The airstream temperature is sensed using Q3's V_{BE} temperature coefficient (−2 mV/°C). Q3's V_{BE} (V_{T}) is compared to the 0.43- to 0.65-V setpoint voltage (V_{S}). After being integrated, the V_{S }− V_{T} error signal is applied to A4's voltage-to-trigger-angle converter circuit.

Due to the finite velocity of the heat-transporting airstream, there's a thermal time lag between heater H and sensor Q3. This interval complicates servo stability issues and requires the use of a robust, integrating, convergence-by-bisection feedback control algorithm *(see "Take Back Half: A Novel Integrating Temperature-Control Algorithm,"* Electronic Design*, Dec. 4, 2000, p. 132)*.

Take Back Half (TBH) damps oscillations and stabilizes the servo loop by revising the estimate of the optimum heater input at each setpoint (V_{T} = V_{S}) crossing. Comparator A2 detects these setpoint crossings by going high when V_{T} is less than V_{S} and low when V_{T} is greater than V_{S}. The positive feedback network around A2 keeps these logic transitions snappy.

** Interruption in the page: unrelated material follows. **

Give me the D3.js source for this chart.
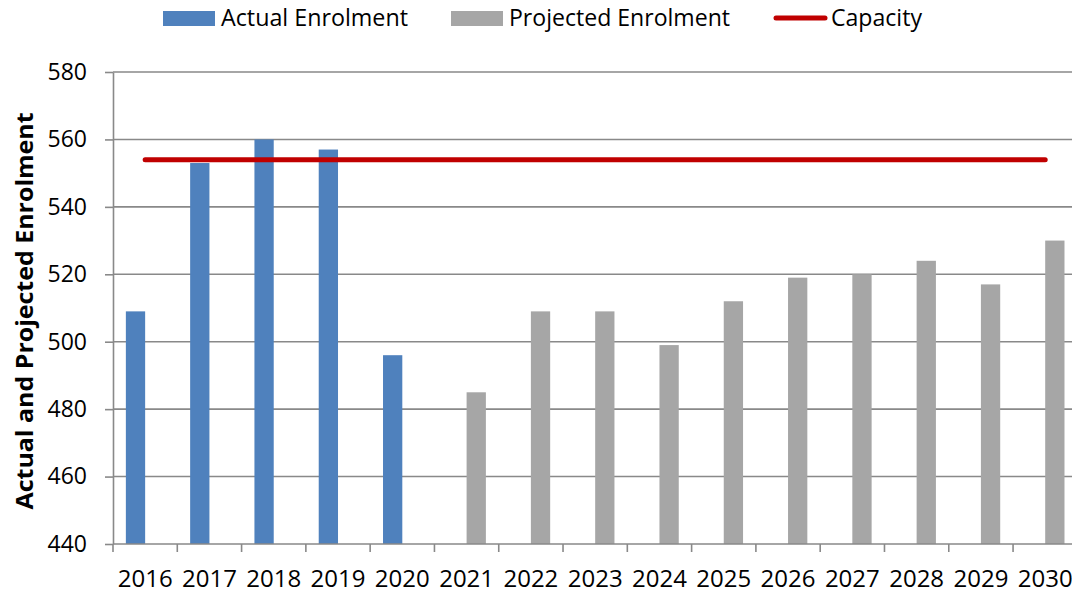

Meanwhile, the role of TBH variables H_{O} and H are served by the sample-and-hold capacitor C1 and integrator cap C2, respectively. Further details of the workings of the analog TBH controller circuitry can be found in, "*Circuit Enables Precision Control In Radiant Heating Systems," *Electronic Design*, Jan. 8, 2001, p. 131*.